The agreement outlines that between 2011 and 2018, Chelsea paid more than £23m to seven unregistered agents “or entities associated with them” in connection with the transfer and registration of seven players: Eden Hazard, Ramires, David Luiz, Andre Schurrle, Nemanja Matic, Willian and Samuel Eto’o. A total of £47,524,925.74 was paid to 12 individuals or corporate entities, “each of which implicated one or more of the rules” during that time.

A Chelsea statement read: “From the outset of this process, the club has treated these matters with the utmost seriousness, providing full cooperation to all relevant regulators.

“The club welcomes the recognition from the Premier League of its ‘exceptional cooperation’ and that ‘without those voluntary disclosures and the act of self-reporting, a number of the Premier League rule breaches may never have come to the attention of the league’.”

The fine levied on Chelsea is similar to the punishment they were given by UEFA in 2023. European football’s governing body said that the club “proactively reported to UEFA, instances of potentially incomplete financial reporting under the club’s previous ownership” relating to “historical transactions which took place between 2012 and 2019.”

Chelsea were fined €10m, which UEFA said settled the matter.

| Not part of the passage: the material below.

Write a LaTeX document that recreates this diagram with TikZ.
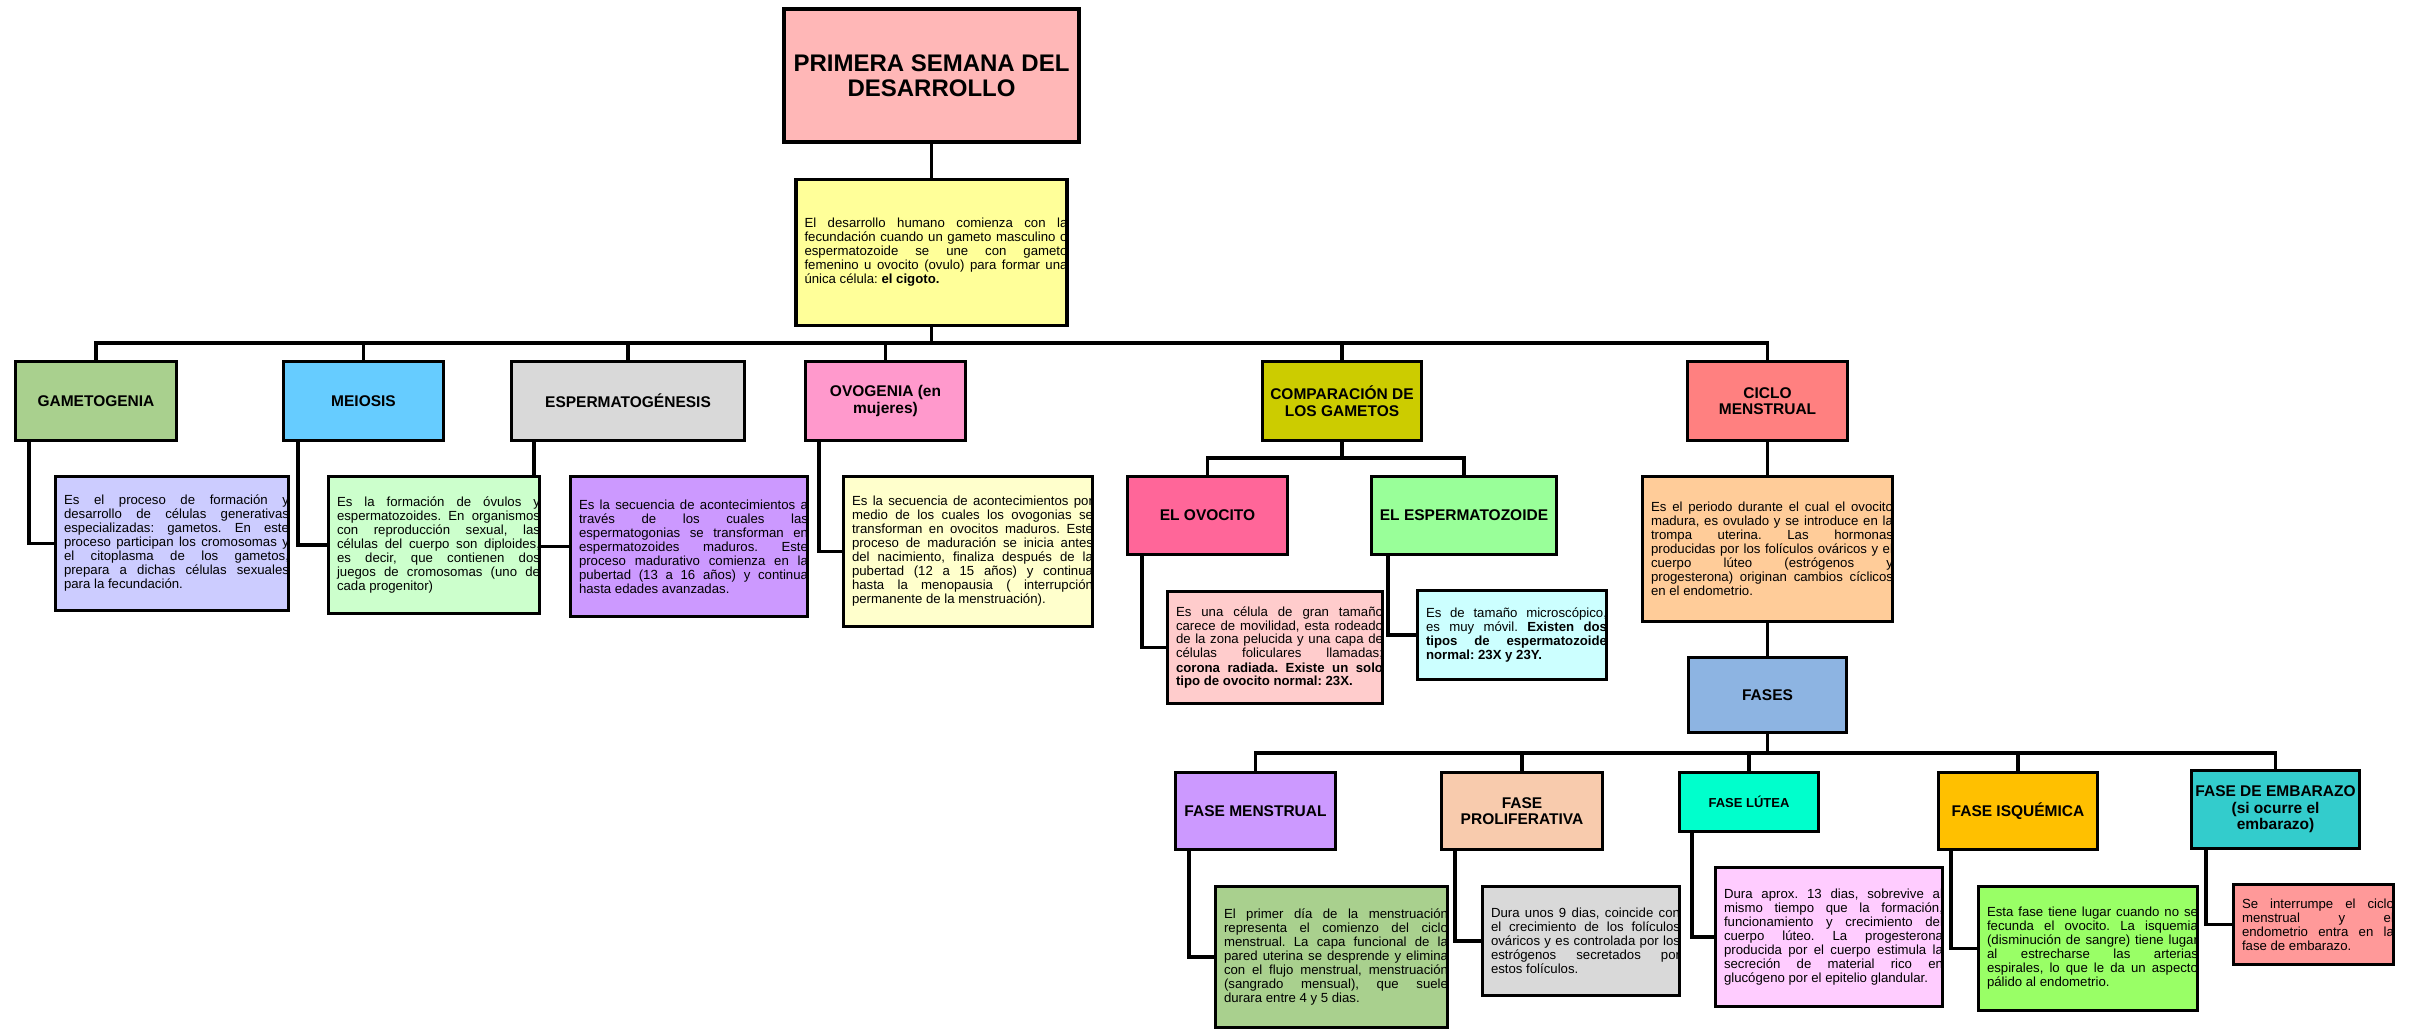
\documentclass[tikz,border=0pt]{standalone}
\usepackage{fontspec}
\setmainfont{Liberation Sans}
\usetikzlibrary{positioning}
\usetikzlibrary{backgrounds}

\definecolor{cTitulo}{HTML}{FFB7B7}
\definecolor{cIntro}{HTML}{FFFF99}
\definecolor{cGameto}{HTML}{A9D08E}
\definecolor{cMeiosis}{HTML}{66CCFF}
\definecolor{cEspermato}{HTML}{D9D9D9}
\definecolor{cOvogenia}{HTML}{FF99CC}
\definecolor{cComparacion}{HTML}{CCCC00}
\definecolor{cCiclo}{HTML}{FF8080}
\definecolor{cOvocito}{HTML}{FF6699}
\definecolor{cEspermz}{HTML}{99FF99}
\definecolor{cFases}{HTML}{8DB4E2}
\definecolor{cMenstrual}{HTML}{CC99FF}
\definecolor{cProlif}{HTML}{F8CBAD}
\definecolor{cLutea}{HTML}{00FFCC}
\definecolor{cIsquemica}{HTML}{FFC000}
\definecolor{cEmbarazo}{HTML}{33CCCC}
\definecolor{dGameto}{HTML}{CCCCFF}
\definecolor{dMeiosis}{HTML}{CCFFCC}
\definecolor{dEspermato}{HTML}{CC99FF}
\definecolor{dOvogenia}{HTML}{FFFFCC}
\definecolor{dOvocito}{HTML}{FFCCCC}
\definecolor{dEspermz}{HTML}{CCFFFF}
\definecolor{dCiclo}{HTML}{FFCC99}
\definecolor{dMenstrual}{HTML}{A9D08E}
\definecolor{dProlif}{HTML}{D9D9D9}
\definecolor{dLutea}{HTML}{FFCCFF}
\definecolor{dIsquemica}{HTML}{99FF66}
\definecolor{dEmbarazo}{HTML}{FF9999}

\newcommand{\letraTitulo}{\fontsize{24}{24.5}\selectfont\bfseries}
\newcommand{\letraCaja}{\fontsize{15.5}{16.5}\selectfont\bfseries}
\newcommand{\letraDesc}{\fontsize{13.2}{14}\selectfont\frenchspacing
  \tolerance=10000 \hyphenpenalty=10000 \exhyphenpenalty=10000}

\tikzset{
  caja/.style={draw, line width=3.5pt, inner sep=0pt, align=center, font=\letraCaja},
  desc/.style n args={3}{draw, line width=3.5pt, fill=#1, inner sep=0pt,
    path picture={\node[anchor=west, inner sep=0pt, outer sep=0pt, minimum width=0pt, minimum height=0pt,
      text width=#2, align=justify, font=\letraDesc]
      at ([xshift=8.5pt]path picture bounding box.west) {#3};}},
  con/.style={line width=3.5pt},
}

\begin{document}
\begin{tikzpicture}[x=1pt, y=-1pt]
  \useasboundingbox (0,0) rectangle (2419,1028);

  % tronco
  \node[caja, fill=cTitulo, line width=4pt, minimum width=295, minimum height=133, font=\letraTitulo] (titulo) at (931.5,75.5) {PRIMERA SEMANA DEL\\DESARROLLO};
  \node[desc={cIntro}{263}{El desarrollo humano comienza con la\linebreak fecundación cuando un gameto masculino o\linebreak espermatozoide se une con gameto\linebreak femenino u ovocito (ovulo) para formar una\linebreak única célula: \textbf{el cigoto.}}, minimum width=271, minimum height=146] (intro) at (931.5,252.5) {};
  \coordinate (bus1) at (931.5,343);

  % primer nivel
  \node[caja, fill=cGameto, minimum width=161, minimum height=79] (gameto) at (96,401) {GAMETOGENIA};
  \node[caja, fill=cMeiosis, minimum width=160, minimum height=79] (meiosis) at (363.5,401) {MEIOSIS};
  \node[caja, fill=cEspermato, minimum width=233, minimum height=79] (espermato) at (628,401) {ESPERMATOGÉNESIS};
  \node[caja, fill=cOvogenia, minimum width=160, minimum height=79] (ovogenia) at (885.5,401) {OVOGENIA (en\\mujeres)};
  \node[caja, fill=cComparacion, minimum width=159, minimum height=79] (comparacion) at (1342,401) {COMPARACIÓN DE\\LOS GAMETOS};
  \node[caja, fill=cCiclo, minimum width=160, minimum height=79] (ciclo) at (1767.5,401) {CICLO\\MENSTRUAL};

  % descripciones del primer nivel
  \node[desc={dGameto}{225}{Es el proceso de formación y\linebreak desarrollo de células generativas\linebreak especializadas: gametos. En este\linebreak proceso participan los cromosomas y\linebreak el citoplasma de los gametos,\linebreak prepara a dichas células sexuales\linebreak para la fecundación.}, minimum width=233, minimum height=134] (gametod) at (172,543.5) {};
  \node[desc={dMeiosis}{203}{Es la formación de óvulos y\linebreak espermatozoides. En organismos\linebreak con reproducción sexual, las\linebreak células del cuerpo son diploides,\linebreak es decir, que contienen dos\linebreak juegos de cromosomas (uno de\linebreak cada progenitor)}, minimum width=211, minimum height=137] (meiosisd) at (434,545) {};
  \node[desc={dEspermato}{229}{Es la secuencia de acontecimientos a\linebreak través de los cuales las\linebreak espermatogonias se transforman en\linebreak espermatozoides maduros. Este\linebreak proceso madurativo comienza en la\linebreak pubertad (13 a 16 años) y continua\linebreak hasta edades avanzadas.}, minimum width=237, minimum height=140] (espermatod) at (689,546.5) {};
  \node[desc={dOvogenia}{241}{Es la secuencia de acontecimientos por\linebreak medio de los cuales los ovogonias se\linebreak transforman en ovocitos maduros. Este\linebreak proceso de maduración se inicia antes\linebreak del nacimiento, finaliza después de la\linebreak pubertad (12 a 15 años) y continua\linebreak hasta la menopausia ( interrupción\linebreak permanente de la menstruación).}, minimum width=249, minimum height=150] (ovogeniad) at (968,551.5) {};

  % gametos
  \coordinate (bus2) at (1342,458);
  \node[caja, fill=cOvocito, minimum width=160, minimum height=78] (ovocito) at (1207.5,515.5) {EL OVOCITO};
  \node[caja, fill=cEspermz, minimum width=185, minimum height=78] (espermz) at (1464,515.5) {EL ESPERMATOZOIDE};
  \node[desc={dOvocito}{207}{Es una célula de gran tamaño\linebreak carece de movilidad, esta rodeado\linebreak de la zona pelucida y una capa de\linebreak células foliculares llamadas;\linebreak \textbf{corona radiada. Existe un solo}\linebreak \textbf{tipo de ovocito normal: 23X.}}, minimum width=215, minimum height=112] (ovocitod) at (1275,647.5) {};
  \node[desc={dEspermz}{181}{Es de tamaño microscópico,\linebreak es muy móvil. \textbf{Existen dos}\linebreak \textbf{tipos de espermatozoide}\linebreak \textbf{normal: 23X y 23Y.}}, minimum width=189, minimum height=89] (espermzd) at (1512,635) {};

  % ciclo menstrual
  \node[desc={dCiclo}{242}{Es el periodo durante el cual el ovocito\linebreak madura, es ovulado y se introduce en la\linebreak trompa uterina. Las hormonas\linebreak producidas por los folículos ováricos y el\linebreak cuerpo lúteo (estrógenos y\linebreak progesterona) originan cambios cíclicos\linebreak en el endometrio.}, minimum width=250, minimum height=145] (ciclod) at (1767.5,549) {};
  \node[caja, fill=cFases, minimum width=158, minimum height=75] (fases) at (1767.5,695) {FASES};
  \coordinate (bus3) at (1767.5,753);

  % fases
  \node[caja, fill=cMenstrual, minimum width=160, minimum height=77] (menstrual) at (1255.5,811) {FASE MENSTRUAL};
  \node[caja, fill=cProlif, minimum width=161, minimum height=77] (prolif) at (1522,811) {FASE\\PROLIFERATIVA};
  \node[caja, fill=cLutea, minimum width=139, minimum height=59, font=\fontsize{13}{14}\selectfont\bfseries] (lutea) at (1749,802) {FASE LÚTEA};
  \node[caja, fill=cIsquemica, minimum width=159, minimum height=77] (isquemica) at (2018,811) {FASE ISQUÉMICA};
  \node[caja, fill=cEmbarazo, minimum width=168, minimum height=78] (embarazo) at (2275.5,809.5) {FASE DE EMBARAZO\\(si ocurre el\\embarazo)};

  \node[desc={dMenstrual}{224}{El primer día de la menstruación\linebreak representa el comienzo del ciclo\linebreak menstrual. La capa funcional de la\linebreak pared uterina se desprende y elimina\linebreak con el flujo menstrual, menstruación\linebreak (sangrado mensual), que suele\linebreak durara entre 4 y 5 dias.}, minimum width=232, minimum height=141] (menstruald) at (1331.5,957) {};
  \node[desc={dProlif}{189}{Dura unos 9 dias, coincide con\linebreak el crecimiento de los folículos\linebreak ováricos y es controlada por los\linebreak estrógenos secretados por\linebreak estos folículos.}, minimum width=197, minimum height=109] (prolifd) at (1581,941) {};
  \node[desc={dLutea}{219}{Dura aprox. 13 dias, sobrevive al\linebreak mismo tiempo que la formación,\linebreak funcionamiento y crecimiento del\linebreak cuerpo lúteo. La progesterona\linebreak producida por el cuerpo estimula la\linebreak secreción de material rico en\linebreak glucógeno por el epitelio glandular.}, minimum width=227, minimum height=139] (lutead) at (1829,937) {};
  \node[desc={dIsquemica}{211}{Esta fase tiene lugar cuando no se\linebreak fecunda el ovocito. La isquemia\linebreak (disminución de sangre) tiene lugar\linebreak al estrecharse las arterias\linebreak espirales, lo que le da un aspecto\linebreak pálido al endometrio.}, minimum width=219, minimum height=124] (isquemicad) at (2088,948.5) {};
  \node[desc={dEmbarazo}{152}{Se interrumpe el ciclo\linebreak menstrual y el\linebreak endometrio entra en la\linebreak fase de embarazo.}, minimum width=160, minimum height=80] (embarazod) at (2313.5,924.5) {};

  % conectores (debajo de las cajas)
  \begin{pgfonlayer}{background}
    \draw[con] (titulo) -- (intro);
    \draw[con] (intro.south) -- (bus1);
    \foreach \n in {gameto,meiosis,espermato,ovogenia,comparacion,ciclo}
      \draw[con] (bus1) -| (\n.north);
    \draw[con] (comparacion.south) -- (bus2);
    \foreach \n in {ovocito,espermz}
      \draw[con] (bus2) -| (\n.north);
    \draw[con] (ciclo) -- (ciclod);
    \draw[con] (ciclod) -- (fases);
    \draw[con] (fases.south) -- (bus3);
    \foreach \n in {menstrual,prolif,lutea,isquemica,embarazo}
      \draw[con] (bus3) -| (\n.north);
    % codos hacia las descripciones
    \foreach \a/\b/\s in {gameto/gametod/15, meiosis/meiosisd/16, espermato/espermatod/24,
        ovogenia/ovogeniad/15, ovocito/ovocitod/16, espermz/espermzd/18,
        menstrual/menstruald/15, prolif/prolifd/15, lutea/lutead/14,
        isquemica/isquemicad/14, embarazo/embarazod/16}
      \draw[con] ([xshift=\s pt]\a.south west) |- (\b.west);
  \end{pgfonlayer}
\end{tikzpicture}
\end{document}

The academy charges are separate from the ones at senior level and relate to breaches of youth development rules between 2019 and 2022, prior to the takeover of the club by an American consortium led by Clearlake Capital and Todd Boehly.

As part of their agreement to buy the club from Abramovich, BlueCo had a holdback amount of £150m against any financial sanction they could be met with regarding the then ongoing investigation into whether the club broke financial rules during the Russian’s ownership.

“On the fifth anniversary of the sale, the holdback amount less any holdback is due to be paid by BlueCo Limited to Fordstam Limited,” Fordstam’s delayed accounts for the year ended June 2023, but only published on Companies House last week, read.

“The holdback deduction is defined as an amount of all losses incurred by any member of the CFC group from the period of the acquisition date to the payment due date resulting from any proceeding in relation to events which took place before the acquisition date, up to the value of £150m.”

Chelsea were previously banned from signing any players for two windows between 2019 and 2020 after breaching FIFA’s regulations on the signing of players under 18 before it was reduced to one on appeal.

The punishments handed out by the Premier League are separate from the FA investigation that saw Chelsea charged with 74 alleged breaches of its rules governing payments to agents, intermediaries and third-party investment in players between 2009 and 2022, before Abramovich sold the club. That process remains ongoing, the Premier League said in their statement.

What does this mean for Chelsea?

Analysis by Chelsea correspondent Liam Twomey

Chelsea were always quietly confident that they would avoid a sporting sanction for historical breaches of the Premier League’s rules on financial reporting, but confirmation of this outcome should prompt a collective sigh of relief at Stamford Bridge.

While overshadowed by the Premier League’s ongoing legal battle with Manchester City, this investigation has hung over Chelsea for almost four years. One result that underlines the severity of the breaches is the £10m fine, the amount that the league has fined one of its member clubs.

The sanction agreement published by the Premier League also reveals that while these rule breaches may never have come to their attention without BlueCo reporting them shortly after purchasing the club from Abramovich in May 2022, the Premier League board would have regarded a two-year transfer ban as an appropriate punishment had Chelsea’s new ownership not been so forthcoming and cooperative.

Not being able to sign academy players from other Premier League or EFL clubs for the rest of 2026 is a blow for Chelsea, who are consistently among the most active recruiters of top young prospects in England. But they already have plenty of talent in their various age group teams at Cobham, and this sanction does not affect their ability to retain it.